Aggrappata con le unghie e la speranza all’Europa. Eccola lì, la Roma. Deludente e in caduta libera all’interno dei confini nazionali. E impegnata, giovedì sera ad Amsterdam, nel primo tempo da novanta minuti del “quarto” contro l’Ajax: l’ultima, complessa occasione per dare un senso all’attuale stagione e per sognare ancora la Champions della prossima. Al di là di come andranno le cose in Europa, però, Paulo Fonseca non sarà più l’allenatore della Roma a partire dal prossimo primo luglio.
Ce lo stanno dicendo, ormai da mesi, i silenziosi Dan & Ryan Friedkin, i proprietari del club con l’interruttore della voce perennemente posizionato su off. Una separazione scontata, perché il portoghese non sta centrando in campionato i risultati auspicati e, soprattutto, perché Fonseca i Friedkin ce l’hanno trovato, non è una loro scelta. Dan & Ryan tacciono, ma al loro posto parlano i contatti, cominciati già nell’autunno dello scorso anno, con altri allenatori, Maurizio Sarri in primis e “testato” in maniera diretta già in un paio di occasioni.

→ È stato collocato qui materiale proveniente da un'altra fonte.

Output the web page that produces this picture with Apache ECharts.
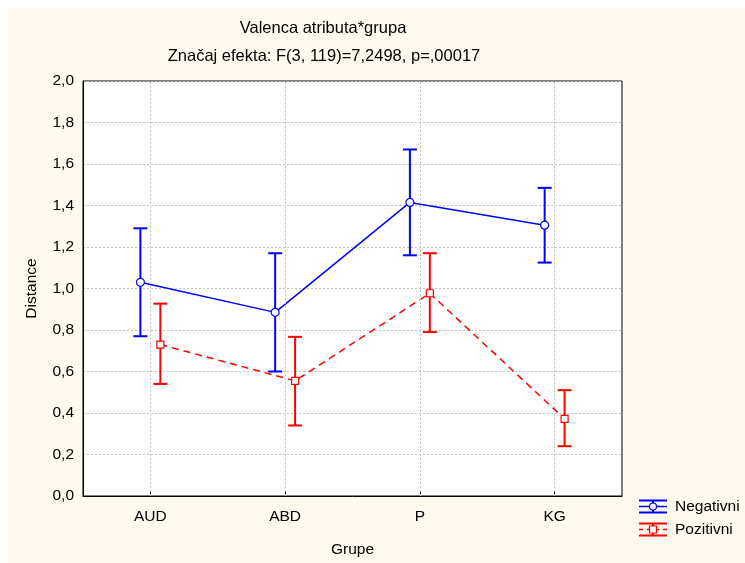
<!DOCTYPE html>
<html>
<head>
<meta charset="utf-8">
<script src="https://cdn.jsdelivr.net/npm/echarts@6/dist/echarts.min.js"></script>
<style>
html,body{margin:0;padding:0;background:#ffffff;}
#c{width:745px;height:563px;}
</style>
</head>
<body>
<div id="c"></div>
<script>
const categories = ['AUD', 'ABD', 'P', 'KG'];
const seriesNames = ['Negativni', 'Pozitivni'];
const negMean  = [1.03, 0.885, 1.415, 1.305];
const negUpper = [1.29, 1.17, 1.67, 1.485];
const negLower = [0.77, 0.60, 1.16, 1.125];
const posMean  = [0.73, 0.555, 0.977, 0.372];
const posUpper = [0.927, 0.767, 1.17, 0.51];
const posLower = [0.54, 0.34, 0.79, 0.24];
const yTicks = ['0,0','0,2','0,4','0,6','0,8','1,0','1,2','1,4','1,6','1,8','2,0'];
const titleText = 'Valenca atributa*grupa';
const subtitleText = 'Značaj efekta: F(3, 119)=7,2498, p=,00017';
const xName = 'Grupe';
const yName = 'Distance';

const FONT = '"Liberation Sans", Arial, sans-serif';
const FS = 15.5;
const FT = 16.5;
const BLUE = '#0000ff';
const RED = '#ff0000';
const GRID = '#c4c4c4';
const OFFSET = 0.074; // horizontal shift of each group (category units)

function pts(mean, sign) {
  return mean.map((v, i) => [i + sign * OFFSET, v]);
}
function bars(lo, hi, sign) {
  return lo.map((l, i) => [i + sign * OFFSET, l, hi[i]]);
}
function errRender(color) {
  return function (params, api) {
    const x = api.value(0);
    const p1 = api.coord([x, api.value(1)]);
    const p2 = api.coord([x, api.value(2)]);
    const hw = 7;
    const st = { stroke: color, lineWidth: 2 };
    return {
      type: 'group',
      children: [
        { type: 'line', shape: { x1: p1[0], y1: p1[1], x2: p2[0], y2: p2[1] }, style: st },
        { type: 'line', shape: { x1: p1[0] - hw, y1: p1[1], x2: p1[0] + hw, y2: p1[1] }, style: st },
        { type: 'line', shape: { x1: p2[0] - hw, y1: p2[1], x2: p2[0] + hw, y2: p2[1] }, style: st }
      ]
    };
  };
}

function legendItem(y, color, name, isCircle, dashed) {
  const x0 = 639, x1 = 667, xm = 653;
  const st = { stroke: color, lineWidth: 2 };
  const ch = [
    { type: 'line', shape: { x1: x0, y1: y - 6, x2: x1, y2: y - 6 }, style: st },
    { type: 'line', shape: { x1: x0, y1: y + 6, x2: x1, y2: y + 6 }, style: st },
    { type: 'line', shape: { x1: xm, y1: y - 6, x2: xm, y2: y + 6 }, style: st },
    { type: 'line', shape: { x1: x0, y1: y, x2: x1, y2: y }, style: { stroke: color, lineWidth: 1.5, lineDash: dashed ? [4, 4] : null } },
    isCircle
      ? { type: 'circle', shape: { cx: xm, cy: y, r: 3.5 }, style: { fill: '#fff', stroke: color, lineWidth: 1.2 } }
      : { type: 'rect', shape: { x: xm - 3.5, y: y - 3.5, width: 7, height: 7 }, style: { fill: '#fff', stroke: color, lineWidth: 1.2 } },
    { type: 'text', x: 675, y: y, style: { text: name, fill: '#000', font: FS + 'px ' + FONT, textVerticalAlign: 'middle' } }
  ];
  return { type: 'group', children: ch };
}

const chart = echarts.init(document.getElementById('c'), null, { renderer: 'canvas' });
chart.setOption({
  animation: false,
  backgroundColor: '#ffffff',
  graphic: [
    { type: 'rect', z: -10, shape: { x: 8, y: 8, width: 737, height: 555 }, style: { fill: '#fffaf0' }, silent: true },
    { type: 'text', x: 323, y: 28, style: { text: titleText, fill: '#000', font: FT + 'px ' + FONT, textAlign: 'center', textVerticalAlign: 'middle' } },
    { type: 'text', x: 324, y: 56, style: { text: subtitleText, fill: '#000', font: FT + 'px ' + FONT, textAlign: 'center', textVerticalAlign: 'middle' } },
    legendItem(506.5, BLUE, seriesNames[0], true, false),
    legendItem(529.5, RED, seriesNames[1], false, true)
  ],
  grid: {
    left: 83, top: 81, right: 123, bottom: 66,
    show: true, backgroundColor: '#ffffff', borderColor: '#000', borderWidth: 1
  },
  xAxis: [
    {
      type: 'category', data: categories, boundaryGap: true,
      name: xName, nameLocation: 'middle', nameGap: 46,
      nameTextStyle: { color: '#000', fontSize: FS, fontFamily: FONT },
      axisLine: { lineStyle: { color: '#000', width: 1 } },
      axisTick: { show: true, alignWithLabel: true, inside: true, length: 4, lineStyle: { color: '#000' } },
      axisLabel: { color: '#000', fontSize: FS, fontFamily: FONT, margin: 13 },
      splitLine: { show: false }
    },
    { type: 'value', min: -0.5, max: 3.5, show: false }
  ],
  yAxis: {
    type: 'value', min: 0, max: 2, interval: 0.2,
    name: yName, nameLocation: 'middle', nameGap: 43, nameRotate: 90,
    nameTextStyle: { color: '#000', fontSize: FS, fontFamily: FONT },
    axisLine: { show: true, onZero: false, lineStyle: { color: '#000', width: 1 } },
    axisTick: { show: false },
    axisLabel: { color: '#000', fontSize: FS, fontFamily: FONT, margin: 9,
      formatter: (v) => yTicks[Math.round(v / 0.2)] },
    splitLine: { show: true, lineStyle: { color: GRID, type: [2, 2] } }
  },
  series: [
    {
      type: 'custom', name: seriesNames[0] + ' err', xAxisIndex: 1, data: bars(negLower, negUpper, -1), renderItem: errRender(BLUE), z: 2,
      markLine: {
        silent: true, symbol: 'none', label: { show: false }, animation: false,
        lineStyle: { color: GRID, type: [2, 2], width: 1 },
        data: categories.map((c, i) => ({ xAxis: i }))
      }
    },
    { type: 'custom', name: seriesNames[1] + ' err', xAxisIndex: 1, data: bars(posLower, posUpper, 1), renderItem: errRender(RED), z: 2 },
    {
      type: 'line', name: seriesNames[0], xAxisIndex: 1, data: pts(negMean, -1), z: 3,
      symbol: 'circle', symbolSize: 8, showAllSymbol: true,
      lineStyle: { color: BLUE, width: 1.5 },
      itemStyle: { color: '#fff', borderColor: BLUE, borderWidth: 1.2 }
    },
    {
      type: 'line', name: seriesNames[1], xAxisIndex: 1, data: pts(posMean, 1), z: 3,
      symbol: 'rect', symbolSize: 7, showAllSymbol: true,
      lineStyle: { color: RED, width: 1.5, type: [7, 5] },
      itemStyle: { color: '#fff', borderColor: RED, borderWidth: 1.2 }
    }
  ]
});
</script>
</body>
</html>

Tutto già deciso, al punto che – suggeriscono le voci capitoline – neppure la vittoria dell’Europa League metterebbe il portoghese al riparo dall’addio. La Roma è una squadra senza leader. Fragile, quindi. Morbidosa, molle. Vulnerabile con irrisoria facilità sotto l’aspetto tattico e stabilmente priva di cattiveria. Il gentil Fonseca ci ha messo del suo e i calciatori, tifosi solo di se stessi, hanno completato la sconcertante opera.